The tight musicianship of the band, the two say, is the result of all five members being like family, who would “hang together even if there wasn’t a band,” Tom said. “There’s a vibe with us that seems to work because we genuinely like each other — and people pick up on that.”

Each member brings a different musical style and taste to the group, the couple say, giving the band its edge. Lead guitarist Ralph Agresta, who toured internationally with Broadway shows, prefers Beatles music. “Ralph is like a long-lost brother,” Tom Murphy said, adding that he remembers hearing Agresta play with the band Jitterbug Jones in the 1970s.
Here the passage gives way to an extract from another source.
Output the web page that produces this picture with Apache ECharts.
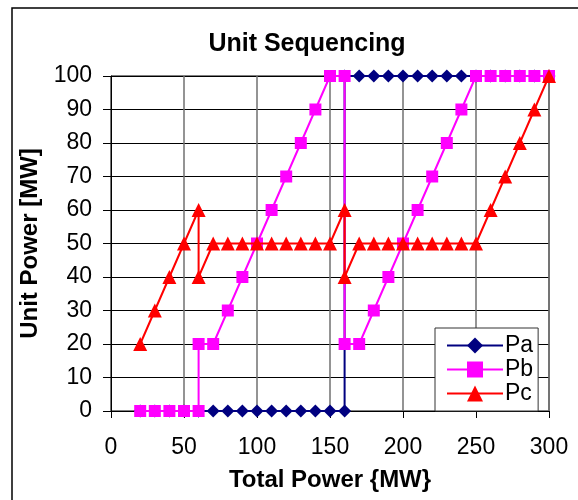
<!DOCTYPE html>
<html>
<head>
<meta charset="utf-8">
<script src="https://cdn.jsdelivr.net/npm/echarts@6/dist/echarts.min.js"></script>
<style>
html,body{margin:0;padding:0;background:#fff;}
#c{width:578px;height:500px;}
</style>
</head>
<body>
<div id="c"></div>
<script>
var totals = [20,30,40,50,60,60,70,80,90,100,110,120,130,140,150,160,160,170,180,190,200,210,220,230,240,250,260,270,280,290,300];
var pa = [0,0,0,0,0,0,0,0,0,0,0,0,0,0,0,0,100,100,100,100,100,100,100,100,100,100,100,100,100,100,100];
var pb = [0,0,0,0,0,20,20,30,40,50,60,70,80,90,100,100,20,20,30,40,50,60,70,80,90,100,100,100,100,100,100];
var pc = [20,30,40,50,60,40,50,50,50,50,50,50,50,50,50,60,40,50,50,50,50,50,50,50,50,50,60,70,80,90,100];
var seriesNames = ['Pa','Pb','Pc'];
var xTicks = [0,50,100,150,200,250,300];
var yTicks = [0,10,20,30,40,50,60,70,80,90,100];

function pairs(ys){ return totals.map(function(x,i){ return [x, ys[i]]; }); }

var FONT = 'Liberation Sans, Arial, sans-serif';
var chart = echarts.init(document.getElementById('c'), null, {renderer:'canvas'});
chart.setOption({
  animation: false,
  backgroundColor: '#fff',
  graphic: [{
    type: 'rect', silent: true, z: -10,
    shape: {x: 12, y: 8, width: 620, height: 620},
    style: {fill: 'none', stroke: '#000', lineWidth: 1.5}
  }],
  title: {
    text: 'Unit Sequencing',
    left: 302, top: 27, textAlign: 'center',
    textStyle: {fontFamily: FONT, fontWeight: 'bold', fontSize: 25, color: '#000'}
  },
  grid: {left: 111, right: 29, top: 76, bottom: 89, show: true, borderColor: '#000', borderWidth: 1, containLabel: false},
  legend: {
    orient: 'vertical', left: 435, top: 328,
    padding: [6, 5, 6, 11], itemGap: 1, itemWidth: 56, itemHeight: 20,
    backgroundColor: '#fff', borderColor: '#333', borderWidth: 1,
    textStyle: {fontFamily: FONT, fontSize: 23, color: '#000', padding: [0,0,0,-3]},
    data: seriesNames
  },
  xAxis: {
    type: 'value', min: xTicks[0], max: xTicks[xTicks.length-1], interval: 50,
    name: 'Total Power {MW}', nameLocation: 'middle', nameGap: 57,
    nameTextStyle: {fontFamily: FONT, fontWeight: 'bold', fontSize: 24, color: '#000'},
    axisLine: {show: true, onZero: false, lineStyle: {color: '#000', width: 1}},
    axisTick: {show: true, inside: false, length: 7, lineStyle: {color: '#000'}},
    axisLabel: {fontFamily: FONT, fontSize: 23, color: '#000', margin: 25},
    splitLine: {show: true, lineStyle: {color: '#707070', width: 1.5}}
  },
  yAxis: {
    type: 'value', min: yTicks[0], max: yTicks[yTicks.length-1], interval: 10,
    name: 'Unit Power [MW]', nameLocation: 'middle', nameGap: 68,
    nameTextStyle: {fontFamily: FONT, fontWeight: 'bold', fontSize: 24, color: '#000'},
    axisLine: {show: true, lineStyle: {color: '#000', width: 1}},
    axisTick: {show: true, inside: false, length: 8, lineStyle: {color: '#000'}},
    axisLabel: {fontFamily: FONT, fontSize: 23, color: '#000', margin: 19},
    splitLine: {show: true, lineStyle: {color: '#000', width: 1}}
  },
  series: [
    {name: 'Pa', type: 'line', data: pairs(pa), symbol: 'diamond', symbolSize: 13,
     itemStyle: {color: '#000080'}, lineStyle: {color: '#000080', width: 2}, z: 2},
    {name: 'Pb', type: 'line', data: pairs(pb), symbol: 'rect', symbolSize: 12,
     itemStyle: {color: '#FF00FF'}, lineStyle: {color: '#FF00FF', width: 2}, z: 3},
    {name: 'Pc', type: 'line', data: pairs(pc), symbol: 'triangle', symbolSize: 14,
     itemStyle: {color: '#FF0000'}, lineStyle: {color: '#FF0000', width: 2}, z: 4}
  ]
});
</script>
</body>
</html>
Bassist Michael Gormley brings influences from the ’80s punk scene, having performed with Talking Heads, kept company with the Ramones and Blondie and often played at CBGB, the birthplace of punk in Manhattan.

Gormley also has Malverne roots: He once ran a house-painting business in the village. “Michael probably painted three-quarters of the houses in Malverne,” Tom said, “including our neighbor’s two houses down.” He added that when he first moved to the village and was looking for a painter, his neighbor told him about Gormley, which he found rather amusing, because Gormley was coming to his house later that day for band practice.

The band’s drummer, Johnny Ottas, who lives in Vermont, makes the trip to New York each time the band has a gig, which is as often as twice a week lately. “Johnny can dynamically change our band like that,” Tom said. “He’s just one of the best drummers we’ve ever had.”

The Murphys also have high praise for their stage manager and sound engineer, Nick Nigro, and the rest of their crew.

Sandy and Tom have a fondness for the village regularly boasted about by other residents — the Holiday Lighting, the fire and police departments, the ambulance corps and Malverne’s well-known eateries. “Connolly’s — we love Connolly’s,” said Sandy. “And Uva Rossa? Good food!”

The band has nine concerts booked between now and the end of September. Several noteworthy performances include a Halfway to St. Patrick’s Day gig at Cedar Beach Hut and a charity benefit called Katie’s Koncert to benefit the Katie McBride Foundation. “I feel privileged to be able to play music,” Tom said, adding that he felt blessed to be a musician. “I really can’t see life without it.”